Without the pictures, output the lines of the material from the very first through the one that holds "0.06, np.nan, np.nan, np.nan]".

- **Exercise input**
........

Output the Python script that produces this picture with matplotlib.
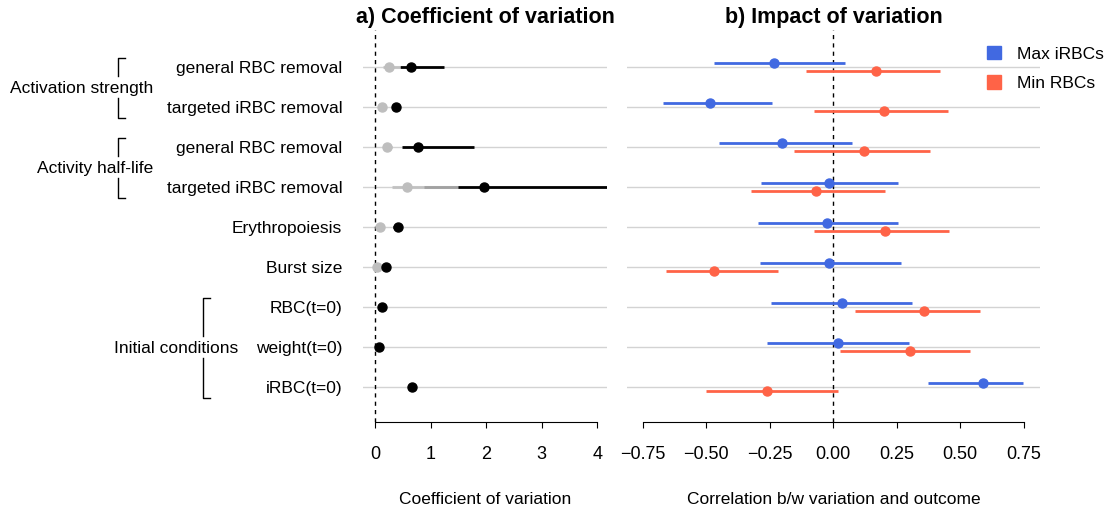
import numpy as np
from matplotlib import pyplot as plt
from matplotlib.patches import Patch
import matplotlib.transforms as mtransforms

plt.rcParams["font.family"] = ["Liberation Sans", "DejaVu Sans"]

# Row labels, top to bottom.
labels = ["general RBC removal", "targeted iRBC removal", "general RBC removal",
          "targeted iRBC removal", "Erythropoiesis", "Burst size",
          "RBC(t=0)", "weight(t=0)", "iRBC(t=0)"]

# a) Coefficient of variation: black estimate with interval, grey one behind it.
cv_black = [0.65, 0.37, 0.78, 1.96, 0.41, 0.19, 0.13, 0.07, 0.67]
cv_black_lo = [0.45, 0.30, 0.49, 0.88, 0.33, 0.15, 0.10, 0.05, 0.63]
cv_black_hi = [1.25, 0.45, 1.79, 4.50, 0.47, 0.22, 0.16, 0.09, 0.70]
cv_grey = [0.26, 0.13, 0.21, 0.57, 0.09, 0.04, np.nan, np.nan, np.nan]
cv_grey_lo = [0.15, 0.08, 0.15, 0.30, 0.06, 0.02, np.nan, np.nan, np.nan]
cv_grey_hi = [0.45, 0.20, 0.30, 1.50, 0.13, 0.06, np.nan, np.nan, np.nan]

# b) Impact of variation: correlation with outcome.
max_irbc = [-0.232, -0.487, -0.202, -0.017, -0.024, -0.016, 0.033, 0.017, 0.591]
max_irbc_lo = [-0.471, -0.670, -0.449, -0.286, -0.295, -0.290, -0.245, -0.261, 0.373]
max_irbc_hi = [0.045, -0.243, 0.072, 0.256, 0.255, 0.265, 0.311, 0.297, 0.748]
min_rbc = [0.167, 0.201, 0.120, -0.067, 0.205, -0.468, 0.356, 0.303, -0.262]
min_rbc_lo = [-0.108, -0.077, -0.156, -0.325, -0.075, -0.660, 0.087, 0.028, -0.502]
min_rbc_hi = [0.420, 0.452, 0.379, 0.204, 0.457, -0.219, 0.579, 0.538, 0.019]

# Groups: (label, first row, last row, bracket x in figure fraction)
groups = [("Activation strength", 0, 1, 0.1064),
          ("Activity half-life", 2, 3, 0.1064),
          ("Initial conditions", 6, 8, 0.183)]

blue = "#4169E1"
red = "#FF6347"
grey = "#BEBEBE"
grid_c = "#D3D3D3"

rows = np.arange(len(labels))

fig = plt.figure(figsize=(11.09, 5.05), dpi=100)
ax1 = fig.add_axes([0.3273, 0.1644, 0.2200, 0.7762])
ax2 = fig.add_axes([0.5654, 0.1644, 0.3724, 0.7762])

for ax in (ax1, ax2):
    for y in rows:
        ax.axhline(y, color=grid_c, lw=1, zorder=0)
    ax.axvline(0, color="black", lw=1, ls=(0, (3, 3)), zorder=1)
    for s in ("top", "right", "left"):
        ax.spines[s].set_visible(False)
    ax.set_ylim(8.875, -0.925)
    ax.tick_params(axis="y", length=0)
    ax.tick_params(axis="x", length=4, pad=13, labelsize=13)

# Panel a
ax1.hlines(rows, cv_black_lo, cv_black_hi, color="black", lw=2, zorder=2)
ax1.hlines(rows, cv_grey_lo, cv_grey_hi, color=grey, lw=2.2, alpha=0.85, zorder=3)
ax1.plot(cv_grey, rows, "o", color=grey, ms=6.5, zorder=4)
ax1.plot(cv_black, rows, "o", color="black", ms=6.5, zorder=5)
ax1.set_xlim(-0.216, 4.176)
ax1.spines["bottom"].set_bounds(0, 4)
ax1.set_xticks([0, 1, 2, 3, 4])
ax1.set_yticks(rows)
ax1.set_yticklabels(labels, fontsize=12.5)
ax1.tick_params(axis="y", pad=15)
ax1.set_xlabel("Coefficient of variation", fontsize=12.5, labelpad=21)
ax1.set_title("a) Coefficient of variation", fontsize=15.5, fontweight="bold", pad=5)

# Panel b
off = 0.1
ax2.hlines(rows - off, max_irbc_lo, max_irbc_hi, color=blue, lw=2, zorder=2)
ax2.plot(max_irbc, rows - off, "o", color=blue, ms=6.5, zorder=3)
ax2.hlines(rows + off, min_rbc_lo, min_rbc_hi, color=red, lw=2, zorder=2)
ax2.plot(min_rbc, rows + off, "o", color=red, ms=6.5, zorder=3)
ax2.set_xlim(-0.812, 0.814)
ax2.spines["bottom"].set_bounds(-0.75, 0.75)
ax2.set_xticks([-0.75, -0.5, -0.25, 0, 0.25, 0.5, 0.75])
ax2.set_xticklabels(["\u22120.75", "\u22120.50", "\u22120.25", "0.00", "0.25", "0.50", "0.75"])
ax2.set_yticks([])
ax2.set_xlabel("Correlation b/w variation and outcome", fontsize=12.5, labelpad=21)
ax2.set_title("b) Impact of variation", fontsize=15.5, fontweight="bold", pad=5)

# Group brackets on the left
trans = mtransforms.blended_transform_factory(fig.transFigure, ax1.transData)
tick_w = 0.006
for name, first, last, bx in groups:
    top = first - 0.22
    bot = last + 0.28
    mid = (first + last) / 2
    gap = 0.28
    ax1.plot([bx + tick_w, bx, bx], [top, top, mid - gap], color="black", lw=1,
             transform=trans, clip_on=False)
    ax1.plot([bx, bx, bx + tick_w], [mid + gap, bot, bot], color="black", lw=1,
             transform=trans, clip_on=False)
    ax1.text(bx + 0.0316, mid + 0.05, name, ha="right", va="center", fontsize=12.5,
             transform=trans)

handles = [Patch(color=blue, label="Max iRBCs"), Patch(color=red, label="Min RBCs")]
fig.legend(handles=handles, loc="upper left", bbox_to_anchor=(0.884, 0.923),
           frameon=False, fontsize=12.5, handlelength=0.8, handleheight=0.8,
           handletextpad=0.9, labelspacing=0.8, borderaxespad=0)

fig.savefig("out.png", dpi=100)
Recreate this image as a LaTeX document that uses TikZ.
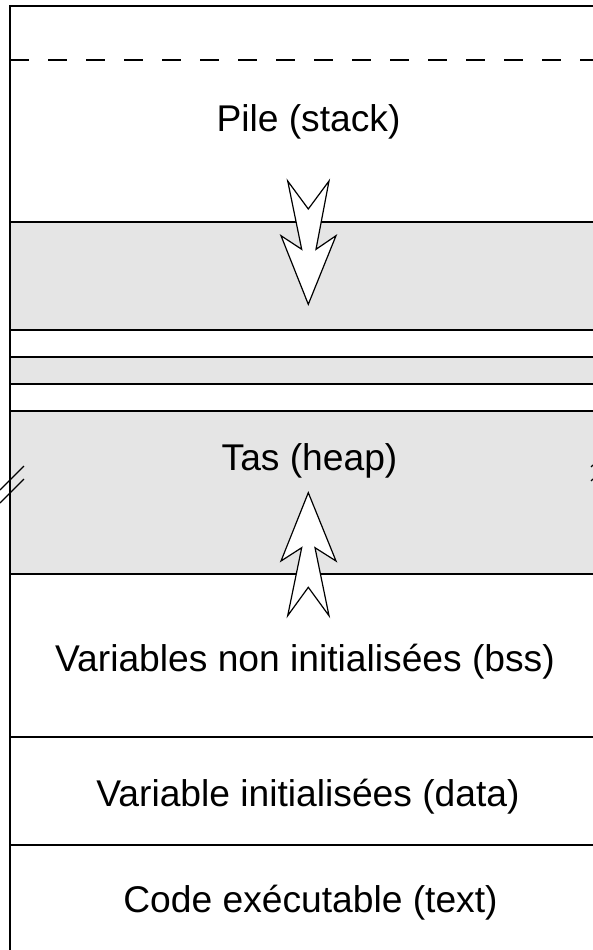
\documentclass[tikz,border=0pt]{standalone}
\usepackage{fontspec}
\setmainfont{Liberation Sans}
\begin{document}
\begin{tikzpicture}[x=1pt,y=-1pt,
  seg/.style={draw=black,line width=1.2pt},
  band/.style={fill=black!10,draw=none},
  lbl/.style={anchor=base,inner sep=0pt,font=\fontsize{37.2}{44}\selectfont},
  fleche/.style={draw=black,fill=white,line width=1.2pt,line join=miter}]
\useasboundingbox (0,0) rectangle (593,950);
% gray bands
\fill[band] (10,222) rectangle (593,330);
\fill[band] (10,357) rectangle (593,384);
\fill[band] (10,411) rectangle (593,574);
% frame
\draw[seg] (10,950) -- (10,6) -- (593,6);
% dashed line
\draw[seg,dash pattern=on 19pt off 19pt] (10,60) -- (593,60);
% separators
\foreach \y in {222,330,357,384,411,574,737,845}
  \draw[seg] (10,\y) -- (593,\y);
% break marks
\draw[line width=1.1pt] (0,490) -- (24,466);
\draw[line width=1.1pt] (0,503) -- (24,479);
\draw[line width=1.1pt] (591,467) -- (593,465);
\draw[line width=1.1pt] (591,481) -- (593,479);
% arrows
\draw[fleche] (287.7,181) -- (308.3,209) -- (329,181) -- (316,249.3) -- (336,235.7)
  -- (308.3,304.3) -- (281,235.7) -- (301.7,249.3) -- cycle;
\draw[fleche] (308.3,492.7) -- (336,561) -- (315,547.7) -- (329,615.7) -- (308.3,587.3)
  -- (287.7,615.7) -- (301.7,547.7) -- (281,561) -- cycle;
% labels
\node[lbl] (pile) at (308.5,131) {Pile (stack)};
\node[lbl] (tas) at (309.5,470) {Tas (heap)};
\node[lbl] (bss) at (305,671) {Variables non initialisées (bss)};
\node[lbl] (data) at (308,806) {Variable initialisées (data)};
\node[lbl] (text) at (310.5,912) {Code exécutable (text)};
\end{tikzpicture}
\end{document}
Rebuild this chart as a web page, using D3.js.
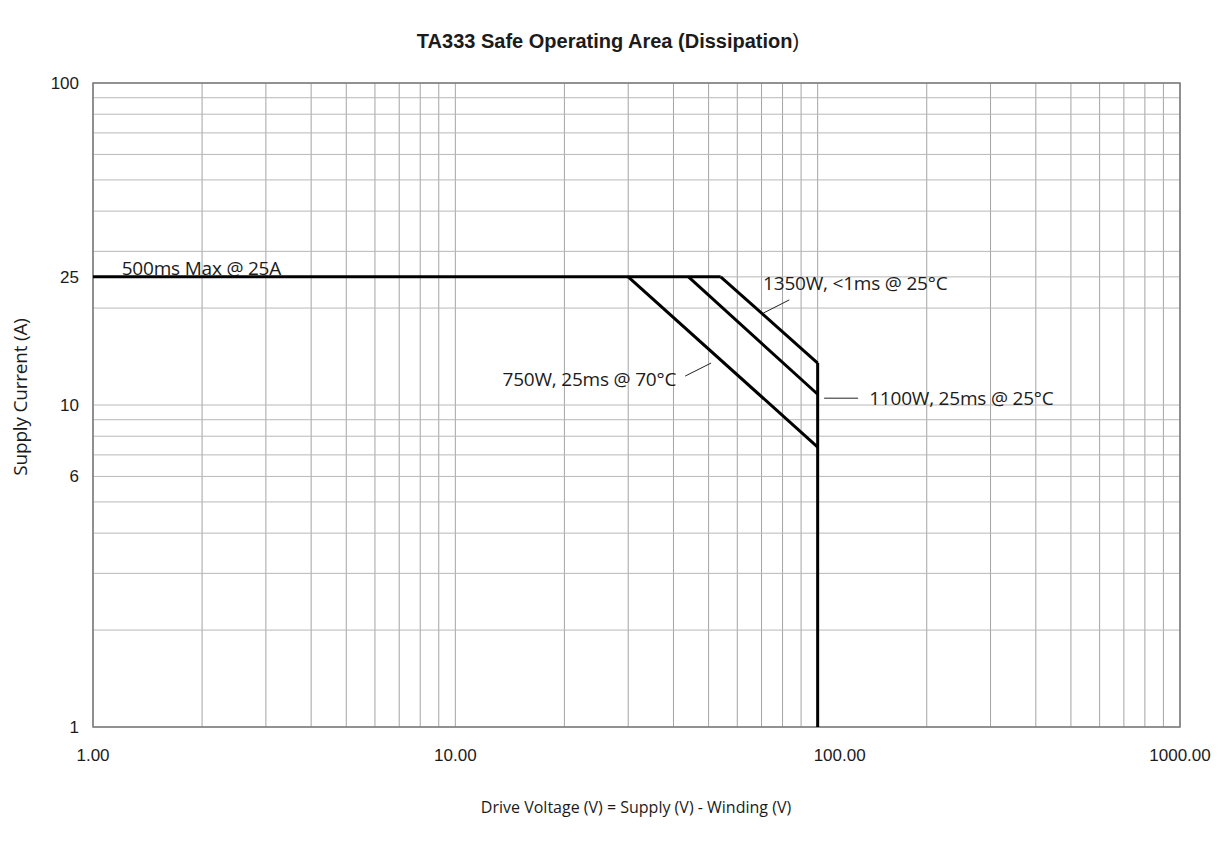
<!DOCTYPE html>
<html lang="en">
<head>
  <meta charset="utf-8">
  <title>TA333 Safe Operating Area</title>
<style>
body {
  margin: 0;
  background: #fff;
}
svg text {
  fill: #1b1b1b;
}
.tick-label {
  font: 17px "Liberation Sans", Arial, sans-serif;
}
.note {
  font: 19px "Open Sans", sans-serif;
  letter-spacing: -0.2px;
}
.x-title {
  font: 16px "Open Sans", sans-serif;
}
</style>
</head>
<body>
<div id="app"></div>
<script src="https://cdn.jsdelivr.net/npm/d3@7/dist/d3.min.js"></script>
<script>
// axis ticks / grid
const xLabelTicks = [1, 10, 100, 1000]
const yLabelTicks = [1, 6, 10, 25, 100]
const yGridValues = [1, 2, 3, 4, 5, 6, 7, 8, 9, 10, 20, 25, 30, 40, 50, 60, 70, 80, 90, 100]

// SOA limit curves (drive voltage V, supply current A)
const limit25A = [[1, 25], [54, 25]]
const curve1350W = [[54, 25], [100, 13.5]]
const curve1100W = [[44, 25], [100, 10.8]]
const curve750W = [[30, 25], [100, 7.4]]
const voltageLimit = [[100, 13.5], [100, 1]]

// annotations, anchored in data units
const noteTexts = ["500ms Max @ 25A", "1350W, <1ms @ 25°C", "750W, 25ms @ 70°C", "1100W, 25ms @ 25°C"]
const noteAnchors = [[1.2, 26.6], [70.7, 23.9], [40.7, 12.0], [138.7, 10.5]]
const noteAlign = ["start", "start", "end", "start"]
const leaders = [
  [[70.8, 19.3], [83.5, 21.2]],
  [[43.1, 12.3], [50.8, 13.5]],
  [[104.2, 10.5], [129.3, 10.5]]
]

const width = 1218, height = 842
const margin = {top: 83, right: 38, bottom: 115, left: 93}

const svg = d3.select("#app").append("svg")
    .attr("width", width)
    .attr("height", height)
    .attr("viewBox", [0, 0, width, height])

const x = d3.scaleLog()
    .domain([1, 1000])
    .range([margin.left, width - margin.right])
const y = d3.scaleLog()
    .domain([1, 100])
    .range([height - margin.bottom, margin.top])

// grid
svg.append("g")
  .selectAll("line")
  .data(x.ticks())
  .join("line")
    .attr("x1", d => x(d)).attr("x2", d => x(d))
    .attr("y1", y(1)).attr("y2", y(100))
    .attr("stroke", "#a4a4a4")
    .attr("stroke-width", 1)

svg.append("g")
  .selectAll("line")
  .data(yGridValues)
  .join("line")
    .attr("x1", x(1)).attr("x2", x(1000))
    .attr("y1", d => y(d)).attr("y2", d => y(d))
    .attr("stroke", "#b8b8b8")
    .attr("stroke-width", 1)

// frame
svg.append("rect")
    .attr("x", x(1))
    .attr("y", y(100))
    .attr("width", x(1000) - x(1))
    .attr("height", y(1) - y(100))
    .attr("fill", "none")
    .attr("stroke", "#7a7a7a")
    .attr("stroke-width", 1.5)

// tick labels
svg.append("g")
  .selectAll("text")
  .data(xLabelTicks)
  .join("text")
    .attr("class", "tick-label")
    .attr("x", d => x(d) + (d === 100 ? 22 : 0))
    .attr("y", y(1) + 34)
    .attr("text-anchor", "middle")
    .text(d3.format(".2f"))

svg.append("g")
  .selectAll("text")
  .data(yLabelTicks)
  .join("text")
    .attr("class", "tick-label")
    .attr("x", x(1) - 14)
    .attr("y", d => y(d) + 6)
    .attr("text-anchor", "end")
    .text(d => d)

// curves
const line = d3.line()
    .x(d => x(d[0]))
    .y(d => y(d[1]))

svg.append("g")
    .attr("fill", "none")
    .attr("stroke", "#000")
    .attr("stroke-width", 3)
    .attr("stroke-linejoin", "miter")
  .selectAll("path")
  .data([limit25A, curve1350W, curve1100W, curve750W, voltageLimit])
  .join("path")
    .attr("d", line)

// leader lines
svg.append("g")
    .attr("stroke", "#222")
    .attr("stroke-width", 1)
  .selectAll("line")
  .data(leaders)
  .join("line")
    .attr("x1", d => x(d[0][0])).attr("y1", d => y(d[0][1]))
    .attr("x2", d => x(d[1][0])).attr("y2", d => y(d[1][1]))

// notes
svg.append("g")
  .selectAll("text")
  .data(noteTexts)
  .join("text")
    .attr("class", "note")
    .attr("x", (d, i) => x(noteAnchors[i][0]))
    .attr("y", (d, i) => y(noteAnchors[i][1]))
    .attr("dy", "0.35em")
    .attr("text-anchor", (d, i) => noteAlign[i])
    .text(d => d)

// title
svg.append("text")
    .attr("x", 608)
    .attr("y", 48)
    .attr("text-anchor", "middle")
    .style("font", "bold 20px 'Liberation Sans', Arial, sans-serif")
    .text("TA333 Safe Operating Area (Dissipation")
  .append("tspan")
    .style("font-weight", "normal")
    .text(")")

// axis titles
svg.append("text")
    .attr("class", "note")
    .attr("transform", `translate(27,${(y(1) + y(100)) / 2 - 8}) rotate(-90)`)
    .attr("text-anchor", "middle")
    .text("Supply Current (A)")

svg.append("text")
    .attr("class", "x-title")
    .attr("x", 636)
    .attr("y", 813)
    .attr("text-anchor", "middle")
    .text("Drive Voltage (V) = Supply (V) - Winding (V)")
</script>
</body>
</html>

........

- **Solution to this task**
Output the Python script that produces this picture with matplotlib.
import numpy as np
from matplotlib import pyplot as plt
from matplotlib.patches import Patch
import matplotlib.transforms as mtransforms

plt.rcParams["font.family"] = ["Liberation Sans", "DejaVu Sans"]

# Row labels, top to bottom.
labels = ["general RBC removal", "targeted iRBC removal", "general RBC removal",
          "targeted iRBC removal", "Erythropoiesis", "Burst size",
          "RBC(t=0)", "weight(t=0)", "iRBC(t=0)"]

# a) Coefficient of variation: black estimate with interval, grey one behind it.
cv_black = [0.65, 0.37, 0.78, 1.96, 0.41, 0.19, 0.13, 0.07, 0.67]
cv_black_lo = [0.45, 0.30, 0.49, 0.88, 0.33, 0.15, 0.10, 0.05, 0.63]
cv_black_hi = [1.25, 0.45, 1.79, 4.50, 0.47, 0.22, 0.16, 0.09, 0.70]
cv_grey = [0.26, 0.13, 0.21, 0.57, 0.09, 0.04, np.nan, np.nan, np.nan]
cv_grey_lo = [0.15, 0.08, 0.15, 0.30, 0.06, 0.02, np.nan, np.nan, np.nan]
cv_grey_hi = [0.45, 0.20, 0.30, 1.50, 0.13, 0.06, np.nan, np.nan, np.nan]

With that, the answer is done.